** START OF Data section **

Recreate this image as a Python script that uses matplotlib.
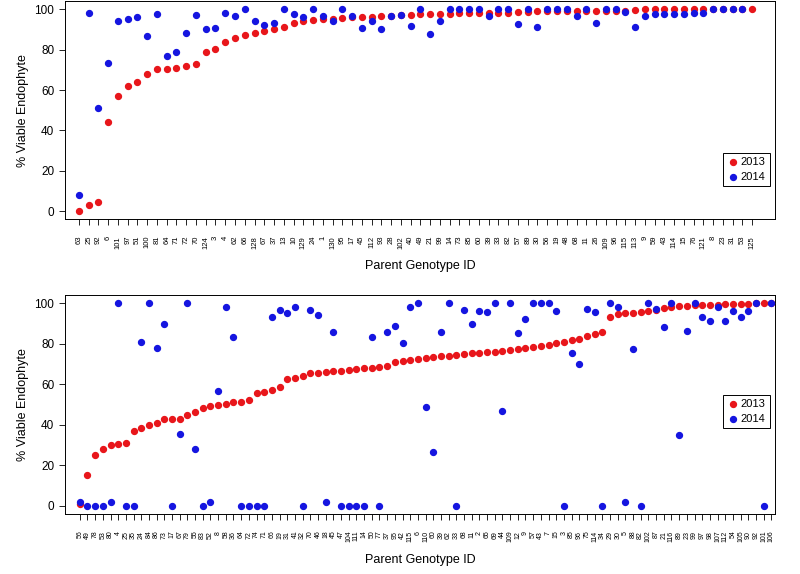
import matplotlib
matplotlib.use('Agg')
import matplotlib.pyplot as plt

plt.rcParams['font.family'] = ['Liberation Sans', 'DejaVu Sans']

RED = '#e8161b'
BLUE = '#1515e0'

# top panel
top_ids = ['63', '25', '92', '6', '101', '97', '51', '100', '81', '64',
           '71', '72', '70', '124', '3', '4', '62', '66', '128', '67',
           '37', '13', '10', '129', '24', '1', '130', '95', '17', '45',
           '112', '93', '28', '102', '40', '49', '21', '99', '14', '73',
           '85', '60', '39', '33', '82', '57', '89', '30', '56', '19',
           '48', '68', '11', '26', '109', '96', '115', '113', '9', '59',
           '43', '114', '15', '76', '121', '8', '23', '31', '53', '125']
top_2013 = [0, 3, 4.5, 44, 57, 62, 64, 68, 70.5, 70.5,
            71, 72, 73, 79, 80.5, 84, 86, 87, 88, 89,
            90, 91, 93, 94, 94.5, 95, 95, 95.5, 96, 96,
            96, 96.5, 96.5, 97, 97, 97.5, 97.5, 97.5, 97.5, 98,
            98, 98, 98, 98, 98, 98.5, 98.5, 99, 99, 99,
            99, 99, 99, 99, 99, 99, 99, 99.5, 100, 100,
            100, 100, 100, 100, 100, 100, 100, 100, 100, 100]
top_2014 = [8, 98, 51, 73.5, 94, 95, 96, 86.5, 97.5, 77,
            79, 88, 97, 90, 90.5, 98, 96.5, 100, 94, 92,
            93, 100, 97.5, 96, 100, 96.5, 94, 100, 96.5, 90.5,
            94, 90, 96.5, 97, 91.5, 100, 87.5, 94, 100, 100,
            100, 100, 96.5, 100, 100, 92.5, 100, 91, 100, 100,
            100, 96.5, 100, 93, 100, 100, 98.5, 91, 96.5, 97.5,
            97.5, 97.5, 97.5, 98, 98, 100, 100, 100, 100, None]

# bottom panel
bot_ids = ['56', '49', '78', '53', '80', '4', '25', '35', '24', '84',
           '86', '73', '17', '67', '79', '55', '83', '52', '8', '58',
           '36', '64', '72', '74', '71', '66', '19', '31', '41', '32',
           '70', '46', '18', '45', '47', '104', '111', '14', '50', '77',
           '37', '95', '42', '115', '6', '110', '60', '39', '62', '33',
           '68', '11', '2', '65', '69', '44', '109', '12', '9', '57',
           '43', '7', '15', '3', '85', '96', '75', '114', '34', '29',
           '30', '5', '88', '82', '102', '87', '21', '116', '89', '23',
           '99', '97', '98', '107', '112', '54', '105', '90', '92', '101',
           '106']
bot_2013 = [1, 15, 25, 28, 30, 30.5, 31, 37, 38.5, 40,
            41, 43, 43, 43, 45, 46.5, 48.5, 49.5, 50, 50.5,
            51, 51, 52, 55.5, 56, 57, 58.5, 62.5, 63, 64,
            65.5, 65.5, 66, 66.5, 66.5, 67, 67.5, 68, 68, 68.5,
            69, 71, 71.5, 72, 72.5, 73, 73.5, 74, 74, 74.5,
            75, 75.5, 75.5, 76, 76, 76.5, 77, 77.5, 78, 78.5,
            79, 79.5, 80.5, 81, 82, 82.5, 84, 85, 86, 93,
            94.5, 95, 95, 95.5, 96, 96.5, 97.5, 98, 98.5, 98.5,
            99, 99, 99, 99, 99.5, 99.5, 99.5, 99.5, 100, 100,
            100]
bot_2014 = [2, 0, 0, 0, 2, 100, 0, 0, 81, 100,
            78, 89.5, 0, 35.5, 100, 28, 0, 2, 56.5, 98,
            83.5, 0, 0, 0, 0, 93, 96.5, 95, 98, 0,
            96.5, 94, 2, 86, 0, 0, 0, 0, 83.5, 0,
            86, 88.5, 80.5, 98, 100, 49, 26.5, 86, 100, 0,
            96.5, 89.5, 96, 95.5, 100, 47, 100, 85.5, 92, 100,
            100, 100, 96, 0, 75.5, 70, 97, 95.5, 0, 100,
            98, 2, 77.5, 0, 100, 97, 88, 100, 35, 86.5,
            100, 93, 91, 98, 91, 96, 93, 96, 100, 0,
            100]


def panel(ax, ids, v13, v14, tick_size, legend_y):
    xs = list(range(len(ids)))
    ax.scatter(xs, v13, s=18, color=RED, zorder=3, label='2013')
    pts = [(x, v) for x, v in zip(xs, v14) if v is not None]
    ax.scatter([p[0] for p in pts], [p[1] for p in pts], s=18, color=BLUE,
               zorder=3, label='2014')
    ax.set_ylim(-4, 104)
    ax.set_yticks([0, 20, 40, 60, 80, 100])
    ax.set_xticks(xs)
    ax.set_xticklabels(ids, rotation=90, fontsize=tick_size)
    ax.tick_params(axis='y', labelsize=8.5, length=4, width=0.6)
    ax.tick_params(axis='x', length=4, width=0.6, pad=8)
    ax.set_ylabel('% Viable Endophyte', fontsize=9)
    ax.set_xlabel('Parent Genotype ID', fontsize=9, labelpad=8)
    for s in ax.spines.values():
        s.set_linewidth(0.7)
    leg = ax.legend(loc='upper right', bbox_to_anchor=(1.0, legend_y),
                    fontsize=8, handletextpad=0.2, borderpad=0.4,
                    handlelength=1.0, fancybox=False, framealpha=1,
                    labelspacing=0.4)
    leg.get_frame().set_edgecolor('black')
    leg.get_frame().set_linewidth(0.7)


fig = plt.figure(figsize=(8, 5.74), dpi=100)

ax1 = fig.add_axes([0.081, 0.618, 0.888, 0.380])
ax1.set_xlim(-1.44, 71.36)
panel(ax1, top_ids, top_2013, top_2014, 5.5, 0.33)

ax2 = fig.add_axes([0.081, 0.1045, 0.888, 0.3815])
ax2.set_xlim(-1.95, 90.5)
panel(ax2, bot_ids, bot_2013, bot_2014, 5, 0.57)

fig.savefig('out.png', dpi=100)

** END OF Data section **

▸ What is asked: Give again exactly the lines running from the beginning of the material above through the line that contains "BLUE = '#1515e0'", and leave out every picture.

▸ Solution for this task:
Recreate this image as a Python script that uses matplotlib.
import matplotlib
matplotlib.use('Agg')
import matplotlib.pyplot as plt

plt.rcParams['font.family'] = ['Liberation Sans', 'DejaVu Sans']

RED = '#e8161b'
BLUE = '#1515e0'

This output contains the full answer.